Source excerpt:
##############################
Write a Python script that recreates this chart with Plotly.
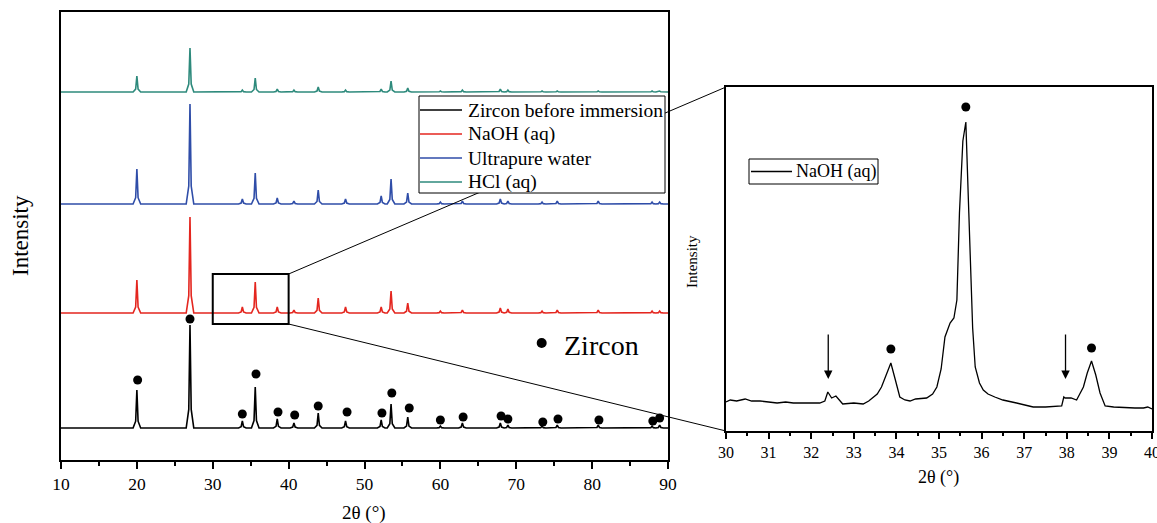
import plotly.graph_objects as go

# ---------------- data ----------------
two_theta_peaks = [20.0, 27.0, 33.9, 35.6, 38.5, 40.7, 43.9, 47.5, 52.2, 53.5,
                   55.7, 60.0, 62.9, 67.9, 68.9, 73.4, 75.4, 80.8, 87.9, 88.9]

series_names = ["Zircon before immersion", "NaOH (aq)", "Ultrapure water", "HCl (aq)"]
series_colors = ["#000000", "#E4261F", "#2F4DA8", "#2E8A7C"]
series_baselines = [32, 147, 256, 368]   # stacked offsets (a.u.)

heights_before = [38, 103, 7, 41, 9, 5, 15, 7, 8, 24, 11, 2, 5, 5, 3, 2, 3, 3, 2, 3]
heights_naoh = [33, 96, 6, 31, 6, 3, 15, 6, 6, 22, 10, 2, 3, 5, 4, 2, 3, 3, 2, 2]
heights_water = [35, 100, 5, 31, 6, 3, 14, 5, 8, 25, 11, 2, 3, 5, 3, 2, 3, 3, 2, 2]
heights_hcl = [16, 44, 2, 14, 3, 2, 5, 2, 3, 11, 4, 1, 2, 3, 2, 1, 1, 1, 1, 1]
series_heights = [heights_before, heights_naoh, heights_water, heights_hcl]

zircon_marker_x = [20.1, 27.0, 33.9, 35.7, 38.6, 40.8, 43.9, 47.7, 52.3, 53.6,
                   55.9, 60.0, 63.0, 68.0, 68.9, 73.5, 75.5, 80.9, 88.0, 88.9]
zircon_marker_y = [80, 141, 46, 86, 48, 45, 54, 48, 47, 67,
                   52, 40, 43, 44, 41, 38, 41, 40, 39, 42]

# zoomed NaOH pattern (30-40 deg)
zoom_x = [30.0, 30.1, 30.25, 30.45, 30.6, 30.8, 31.0, 31.2, 31.4, 31.58,
          31.8, 32.0, 32.2, 32.32, 32.39, 32.48, 32.58, 32.66, 32.74, 33.0,
          33.22, 33.35, 33.46, 33.55, 33.65, 33.76, 33.87, 33.97, 34.08, 34.2,
          34.32, 34.45, 34.6, 34.71, 34.85, 34.95, 35.05, 35.14, 35.26, 35.35,
          35.42, 35.48, 35.56, 35.63, 35.70, 35.75, 35.79, 35.85, 35.95, 36.04,
          36.15, 36.31, 36.5, 36.82, 37.0, 37.21, 37.5, 37.88, 37.93, 37.96,
          38.1, 38.23, 38.39, 38.48, 38.58, 38.68, 38.78, 38.9, 39.1, 39.41,
          39.6, 39.8, 39.9, 40.0]
zoom_y = [29, 31, 30, 32, 30, 30, 29, 28, 29, 28,
          28, 28, 28, 30, 39, 33, 35, 31, 27, 28,
          27, 30, 34, 37, 44, 56, 68, 52, 34, 31,
          30, 32, 33, 33, 37, 44, 62, 94, 108, 113,
          131, 218, 290, 309, 218, 150, 103, 64, 48, 41,
          37, 34, 31, 28, 26, 24, 24, 25, 34, 33,
          33, 31, 44, 58, 70, 56, 38, 25, 24, 23,
          23, 23, 24, 22]
zoom_marker_x = [33.87, 35.63, 38.58]
zoom_marker_y = [82, 324, 83]
arrow_x = [32.4, 37.97]
arrow_top, arrow_tip = 98, 52

zircon_key_x, zircon_key_y = 73.35, 117

# ---------------- layout geometry ----------------
W, H = 1157, 523
L_XDOM = [61 / W, 668 / W]
L_YDOM = [(H - 460) / H, (H - 12) / H]
R_XDOM = [726 / W, 1152 / W]
R_YDOM = [(H - 431) / H, (H - 87) / H]
L_XR, L_YR = [10, 90], [0, 448]
R_XR, R_YR = [30, 40], [0, 344]

FONT = "Liberation Serif, Times New Roman, serif"


def px(x):
    return x / W


def py(y):
    return 1 - y / H


def to_paper(xv, yv, xdom, ydom, xr, yr):
    pxv = xdom[0] + (xv - xr[0]) / (xr[1] - xr[0]) * (xdom[1] - xdom[0])
    pyv = ydom[0] + (yv - yr[0]) / (yr[1] - yr[0]) * (ydom[1] - ydom[0])
    return pxv, pyv


def peak_polyline(peaks, heights, base):
    xs, ys = [10.0], [base]
    for p, h in zip(peaks, heights):
        xs += [p - 0.5, p - 0.16, p, p + 0.16, p + 0.5]
        ys += [base, base + 0.18 * h, base + h, base + 0.18 * h, base]
    xs.append(90.0)
    ys.append(base)
    return xs, ys


fig = go.Figure()

for name, col, base, hts in zip(series_names, series_colors, series_baselines, series_heights):
    xs, ys = peak_polyline(two_theta_peaks, hts, base)
    fig.add_trace(go.Scatter(x=xs, y=ys, mode="lines", name=name, showlegend=False,
                             line=dict(color=col, width=1.6),
                             xaxis="x", yaxis="y"))

fig.add_trace(go.Scatter(x=zircon_marker_x, y=zircon_marker_y, mode="markers",
                         marker=dict(color="black", size=9), showlegend=False,
                         xaxis="x", yaxis="y"))
fig.add_trace(go.Scatter(x=[zircon_key_x], y=[zircon_key_y], mode="markers",
                         marker=dict(color="black", size=10), showlegend=False,
                         xaxis="x", yaxis="y"))

fig.add_trace(go.Scatter(x=zoom_x, y=zoom_y, mode="lines", name="NaOH (aq)",
                         showlegend=False, line=dict(color="black", width=1.3),
                         xaxis="x2", yaxis="y2"))
fig.add_trace(go.Scatter(x=zoom_marker_x, y=zoom_marker_y, mode="markers",
                         marker=dict(color="black", size=9), showlegend=False,
                         xaxis="x2", yaxis="y2"))

shapes = [dict(type="rect", xref="x", yref="y", x0=30, x1=40, y0=136, y1=186,
               line=dict(color="black", width=2))]
for ly, ry in [(186, R_YR[1]), (136, R_YR[0])]:
    x0, y0 = to_paper(40, ly, L_XDOM, L_YDOM, L_XR, L_YR)
    x1, y1 = to_paper(30, ry, R_XDOM, R_YDOM, R_XR, R_YR)
    shapes.append(dict(type="line", xref="paper", yref="paper", x0=x0, y0=y0,
                       x1=x1, y1=y1, line=dict(color="black", width=1)))

annotations = []

# ---- left legend (box, line samples, labels) ----
shapes.append(dict(type="rect", xref="paper", yref="paper", x0=px(419), x1=px(665),
                   y0=py(193), y1=py(96), fillcolor="white",
                   line=dict(color="black", width=1), layer="above"))
for i, (name, col) in enumerate(zip(series_names, series_colors)):
    yc = [110, 134, 158, 182][i]
    shapes.append(dict(type="line", xref="paper", yref="paper", x0=px(420), x1=px(462),
                       y0=py(yc), y1=py(yc), line=dict(color=col, width=1.6)))
    annotations.append(dict(x=px(466), y=py(yc), xref="paper", yref="paper", text=name,
                            showarrow=False, xanchor="left", yanchor="middle",
                            font=dict(family=FONT, size=19.5, color="black")))

# ---- right legend ----
shapes.append(dict(type="rect", xref="paper", yref="paper", x0=px(749), x1=px(878),
                   y0=py(184), y1=py(159), fillcolor="white",
                   line=dict(color="black", width=1), layer="above"))
shapes.append(dict(type="line", xref="paper", yref="paper", x0=px(751), x1=px(792),
                   y0=py(171.5), y1=py(171.5), line=dict(color="black", width=1.3)))
annotations.append(dict(x=px(794), y=py(172), xref="paper", yref="paper", text="NaOH (aq)",
                        showarrow=False, xanchor="left", yanchor="middle",
                        font=dict(family=FONT, size=18, color="black")))

for ax_ in arrow_x:
    annotations.append(dict(x=ax_, y=arrow_tip, ax=ax_, ay=arrow_top,
                            xref="x2", yref="y2", axref="x2", ayref="y2",
                            showarrow=True, arrowhead=2, arrowsize=1.3,
                            arrowwidth=1.3, arrowcolor="black", text=""))
annotations += [
    dict(x=76.0, y=zircon_key_y - 2, xref="x", yref="y", text="Zircon",
         showarrow=False, xanchor="left", yanchor="middle",
         font=dict(family=FONT, size=28, color="black")),
    dict(x=px(364), y=py(513), xref="paper", yref="paper", text="2θ (°)",
         xanchor="center", yanchor="middle",
         showarrow=False, font=dict(family=FONT, size=19, color="black")),
    dict(x=px(20), y=py(236), xref="paper", yref="paper", text="Intensity",
         xanchor="center", yanchor="middle",
         textangle=-90, showarrow=False, font=dict(family=FONT, size=23, color="black")),
    dict(x=px(938), y=py(477), xref="paper", yref="paper", text="2θ (°)",
         xanchor="center", yanchor="middle",
         showarrow=False, font=dict(family=FONT, size=18, color="black")),
    dict(x=px(692), y=py(262), xref="paper", yref="paper", text="Intensity",
         xanchor="center", yanchor="middle",
         textangle=-90, showarrow=False, font=dict(family=FONT, size=15, color="black")),
]

axis_common = dict(showgrid=False, zeroline=False, showline=True, linecolor="black",
                   linewidth=2, mirror=True, automargin=False)

fig.update_layout(
    width=W, height=H, margin=dict(l=0, r=0, t=0, b=0, autoexpand=False),
    paper_bgcolor="white", plot_bgcolor="white", showlegend=False,
    xaxis=dict(domain=L_XDOM, range=L_XR, anchor="y", tickmode="array",
               tickvals=[10, 20, 30, 40, 50, 60, 70, 80, 90],
               ticks="outside", ticklen=7, tickwidth=2, tickcolor="black",
               minor=dict(tickvals=[15, 25, 35, 45, 55, 65, 75, 85], ticks="outside",
                          ticklen=4, tickwidth=2, tickcolor="black"),
               ticklabeloverflow="allow",
               tickfont=dict(family=FONT, size=17.5, color="black"), **axis_common),
    yaxis=dict(domain=L_YDOM, range=L_YR, anchor="x", showticklabels=False,
               ticks="", **axis_common),
    xaxis2=dict(domain=R_XDOM, range=R_XR, anchor="y2", tickmode="array",
                tickvals=list(range(30, 41)),
                ticks="outside", ticklen=6, tickwidth=2, tickcolor="black",
                minor=dict(tickvals=[30.5 + i for i in range(10)], ticks="outside",
                           ticklen=3, tickwidth=2, tickcolor="black"),
                ticklabeloverflow="allow",
                tickfont=dict(family=FONT, size=16, color="black"), **axis_common),
    yaxis2=dict(domain=R_YDOM, range=R_YR, anchor="x2", showticklabels=False,
                ticks="", **axis_common),
    shapes=shapes, annotations=annotations,
)

fig.write_html("out.html")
##############################
To do:
The lines from the top of the data above through the one holding "series_baselines = [32, 147, 256, 368]" are to be repeated exactly, and only those, with no pictures.

The reply:
Write a Python script that recreates this chart with Plotly.
import plotly.graph_objects as go

# ---------------- data ----------------
two_theta_peaks = [20.0, 27.0, 33.9, 35.6, 38.5, 40.7, 43.9, 47.5, 52.2, 53.5,
                   55.7, 60.0, 62.9, 67.9, 68.9, 73.4, 75.4, 80.8, 87.9, 88.9]

series_names = ["Zircon before immersion", "NaOH (aq)", "Ultrapure water", "HCl (aq)"]
series_colors = ["#000000", "#E4261F", "#2F4DA8", "#2E8A7C"]
series_baselines = [32, 147, 256, 368]   # stacked offsets (a.u.)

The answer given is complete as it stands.